WHAT IS NEEDED
Transcribe all of the material exactly. Any picture in it should be left out.

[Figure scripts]
>> START

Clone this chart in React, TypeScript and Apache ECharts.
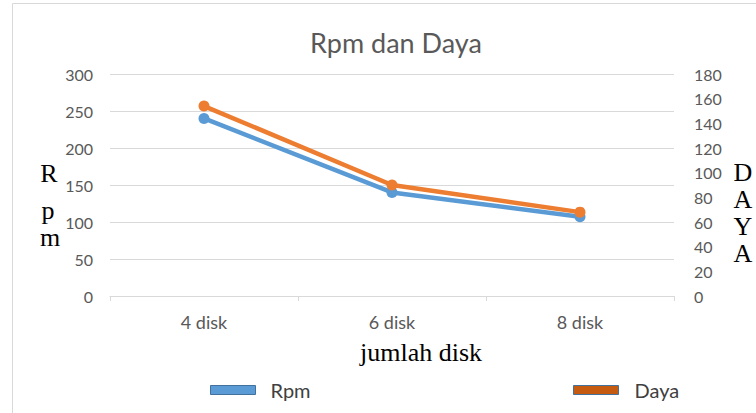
import React, { useEffect, useRef } from "react";
import * as echarts from "echarts";

const categories = ["4 disk", "6 disk", "8 disk"];
const rpmValues = [240, 140, 107];
const dayaValues = [154, 90, 68];
const leftTicks = { min: 0, max: 300, interval: 50 };
const rightTicks = { min: 0, max: 180, interval: 20 };

export default function App() {
  const ref = useRef<HTMLDivElement>(null);
  useEffect(() => {
    if (!ref.current) return;
    const chart = echarts.init(ref.current, null, { renderer: "svg" });
    const labelFont = "Lato, 'Open Sans', sans-serif";
    const serif = "'Liberation Serif', 'DejaVu Serif', serif";
    chart.setOption({
      animation: false,
      backgroundColor: "#ffffff",
      title: {
        text: "Rpm dan Daya",
        left: 391,
        top: 24,
        textAlign: "center",
        textStyle: { fontFamily: labelFont, fontSize: 27, fontWeight: "normal", color: "#595959" },
      },
      grid: { left: 110, right: 82, top: 74, bottom: 117 },
      legend: [
        {
          left: 205,
          top: 375,
          itemWidth: 45,
          itemHeight: 9,
          itemGap: 10,
          icon: "rect",
          data: [{ name: "Rpm", itemStyle: { color: "#5B9BD5", borderColor: "#41719C", borderWidth: 1 } }],
          textStyle: { fontFamily: labelFont, fontSize: 20, color: "#404040", padding: [0, 0, 0, 10] },
        },
        {
          left: 568,
          top: 375,
          itemWidth: 45,
          itemHeight: 9,
          icon: "rect",
          data: [{ name: "Daya", itemStyle: { color: "#C55A11", borderColor: "#41719C", borderWidth: 1 } }],
          textStyle: { fontFamily: labelFont, fontSize: 20, color: "#404040", padding: [0, 0, 0, 11] },
        },
      ],
      xAxis: {
        type: "category",
        data: categories,
        boundaryGap: true,
        axisLine: { lineStyle: { color: "#D9D9D9", width: 1 } },
        axisTick: { show: true, length: 5, lineStyle: { color: "#D9D9D9" } },
        axisLabel: { fontFamily: labelFont, fontSize: 18, color: "#595959", margin: 17 },
        splitLine: { show: false },
      },
      yAxis: [
        {
          type: "value",
          min: leftTicks.min,
          max: leftTicks.max,
          interval: leftTicks.interval,
          axisLine: { show: false },
          axisTick: { show: false },
          axisLabel: { fontFamily: labelFont, fontSize: 16, color: "#595959", margin: 17 },
          splitLine: { lineStyle: { color: "#D9D9D9", width: 1 } },
        },
        {
          type: "value",
          position: "right",
          min: rightTicks.min,
          max: rightTicks.max,
          interval: rightTicks.interval,
          axisLine: { show: false },
          axisTick: { show: false },
          axisLabel: { fontFamily: labelFont, fontSize: 16, color: "#595959", margin: 20 },
          splitLine: { show: false },
        },
      ],
      graphic: [
        {
          type: "rect",
          shape: { x: 12.5, y: 3.5, width: 800, height: 500 },
          style: { fill: "none", stroke: "#D9D9D9", lineWidth: 1 },
          silent: true,
          z: -1,
        },
        { type: "text", x: 49, y: 186, style: { text: "R", font: `26px ${serif}`, fill: "#000", align: "center", verticalAlign: "bottom" } },
        { type: "text", x: 48, y: 223, style: { text: "p", font: `26px ${serif}`, fill: "#000", align: "center", verticalAlign: "bottom" } },
        { type: "text", x: 50, y: 250, style: { text: "m", font: `26px ${serif}`, fill: "#000", align: "center", verticalAlign: "bottom" } },
        { type: "text", x: 743, y: 185, style: { text: "D", font: `26px ${serif}`, fill: "#000", align: "center", verticalAlign: "bottom" } },
        { type: "text", x: 743, y: 212, style: { text: "A", font: `26px ${serif}`, fill: "#000", align: "center", verticalAlign: "bottom" } },
        { type: "text", x: 743, y: 239, style: { text: "Y", font: `26px ${serif}`, fill: "#000", align: "center", verticalAlign: "bottom" } },
        { type: "text", x: 743, y: 266, style: { text: "A", font: `26px ${serif}`, fill: "#000", align: "center", verticalAlign: "bottom" } },
        { type: "text", x: 421, y: 352, style: { text: "jumlah disk", font: `26px ${serif}`, fill: "#000", align: "center", verticalAlign: "middle" } },
      ],
      series: [
        {
          name: "Rpm",
          type: "line",
          yAxisIndex: 0,
          data: rpmValues,
          symbol: "circle",
          symbolSize: 11,
          lineStyle: { color: "#5B9BD5", width: 4.5 },
          itemStyle: { color: "#5B9BD5" },
        },
        {
          name: "Daya",
          type: "line",
          yAxisIndex: 1,
          data: dayaValues,
          symbol: "circle",
          symbolSize: 11,
          lineStyle: { color: "#ED7D31", width: 4.5 },
          itemStyle: { color: "#ED7D31" },
        },
      ],
    });
    return () => chart.dispose();
  }, []);
  return (
    <div
      ref={ref}
      style={{ position: "fixed", left: 0, top: 0, width: 756, height: 413, background: "#fff" }}
    />
  );
}
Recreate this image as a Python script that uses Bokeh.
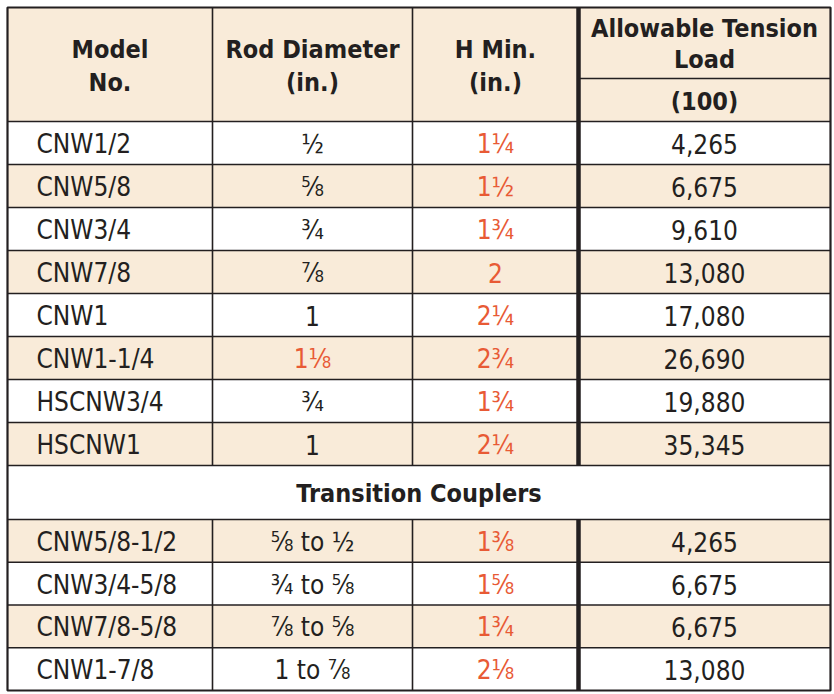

>> END

RESPONSE TO THIS EXERCISE
Clone this chart in React, TypeScript and Apache ECharts.
import React, { useEffect, useRef } from "react";
import * as echarts from "echarts";

const categories = ["4 disk", "6 disk", "8 disk"];
const rpmValues = [240, 140, 107];
const dayaValues = [154, 90, 68];
const leftTicks = { min: 0, max: 300, interval: 50 };
const rightTicks = { min: 0, max: 180, interval: 20 };

export default function App() {
  const ref = useRef<HTMLDivElement>(null);
  useEffect(() => {
    if (!ref.current) return;
    const chart = echarts.init(ref.current, null, { renderer: "svg" });
    const labelFont = "Lato, 'Open Sans', sans-serif";
    const serif = "'Liberation Serif', 'DejaVu Serif', serif";
    chart.setOption({
      animation: false,
      backgroundColor: "#ffffff",
      title: {
        text: "Rpm dan Daya",
        left: 391,
        top: 24,
        textAlign: "center",
        textStyle: { fontFamily: labelFont, fontSize: 27, fontWeight: "normal", color: "#595959" },
      },
      grid: { left: 110, right: 82, top: 74, bottom: 117 },
      legend: [
        {
          left: 205,
          top: 375,
          itemWidth: 45,
          itemHeight: 9,
          itemGap: 10,
          icon: "rect",
          data: [{ name: "Rpm", itemStyle: { color: "#5B9BD5", borderColor: "#41719C", borderWidth: 1 } }],
          textStyle: { fontFamily: labelFont, fontSize: 20, color: "#404040", padding: [0, 0, 0, 10] },
        },
        {
          left: 568,
          top: 375,
          itemWidth: 45,
          itemHeight: 9,
          icon: "rect",
          data: [{ name: "Daya", itemStyle: { color: "#C55A11", borderColor: "#41719C", borderWidth: 1 } }],
          textStyle: { fontFamily: labelFont, fontSize: 20, color: "#404040", padding: [0, 0, 0, 11] },
        },
      ],
      xAxis: {
        type: "category",
        data: categories,
        boundaryGap: true,
        axisLine: { lineStyle: { color: "#D9D9D9", width: 1 } },
        axisTick: { show: true, length: 5, lineStyle: { color: "#D9D9D9" } },
        axisLabel: { fontFamily: labelFont, fontSize: 18, color: "#595959", margin: 17 },
        splitLine: { show: false },
      },
      yAxis: [
        {
          type: "value",
          min: leftTicks.min,
          max: leftTicks.max,
          interval: leftTicks.interval,
          axisLine: { show: false },
          axisTick: { show: false },
          axisLabel: { fontFamily: labelFont, fontSize: 16, color: "#595959", margin: 17 },
          splitLine: { lineStyle: { color: "#D9D9D9", width: 1 } },
        },
        {
          type: "value",
          position: "right",
          min: rightTicks.min,
          max: rightTicks.max,
          interval: rightTicks.interval,
          axisLine: { show: false },
          axisTick: { show: false },
          axisLabel: { fontFamily: labelFont, fontSize: 16, color: "#595959", margin: 20 },
          splitLine: { show: false },
        },
      ],
      graphic: [
        {
          type: "rect",
          shape: { x: 12.5, y: 3.5, width: 800, height: 500 },
          style: { fill: "none", stroke: "#D9D9D9", lineWidth: 1 },
          silent: true,
          z: -1,
        },
        { type: "text", x: 49, y: 186, style: { text: "R", font: `26px ${serif}`, fill: "#000", align: "center", verticalAlign: "bottom" } },
        { type: "text", x: 48, y: 223, style: { text: "p", font: `26px ${serif}`, fill: "#000", align: "center", verticalAlign: "bottom" } },
        { type: "text", x: 50, y: 250, style: { text: "m", font: `26px ${serif}`, fill: "#000", align: "center", verticalAlign: "bottom" } },
        { type: "text", x: 743, y: 185, style: { text: "D", font: `26px ${serif}`, fill: "#000", align: "center", verticalAlign: "bottom" } },
        { type: "text", x: 743, y: 212, style: { text: "A", font: `26px ${serif}`, fill: "#000", align: "center", verticalAlign: "bottom" } },
        { type: "text", x: 743, y: 239, style: { text: "Y", font: `26px ${serif}`, fill: "#000", align: "center", verticalAlign: "bottom" } },
        { type: "text", x: 743, y: 266, style: { text: "A", font: `26px ${serif}`, fill: "#000", align: "center", verticalAlign: "bottom" } },
        { type: "text", x: 421, y: 352, style: { text: "jumlah disk", font: `26px ${serif}`, fill: "#000", align: "center", verticalAlign: "middle" } },
      ],
      series: [
        {
          name: "Rpm",
          type: "line",
          yAxisIndex: 0,
          data: rpmValues,
          symbol: "circle",
          symbolSize: 11,
          lineStyle: { color: "#5B9BD5", width: 4.5 },
          itemStyle: { color: "#5B9BD5" },
        },
        {
          name: "Daya",
          type: "line",
          yAxisIndex: 1,
          data: dayaValues,
          symbol: "circle",
          symbolSize: 11,
          lineStyle: { color: "#ED7D31", width: 4.5 },
          itemStyle: { color: "#ED7D31" },
        },
      ],
    });
    return () => chart.dispose();
  }, []);
  return (
    <div
      ref={ref}
      style={{ position: "fixed", left: 0, top: 0, width: 756, height: 413, background: "#fff" }}
    />
  );
}
Recreate this image as a Python script that uses Bokeh.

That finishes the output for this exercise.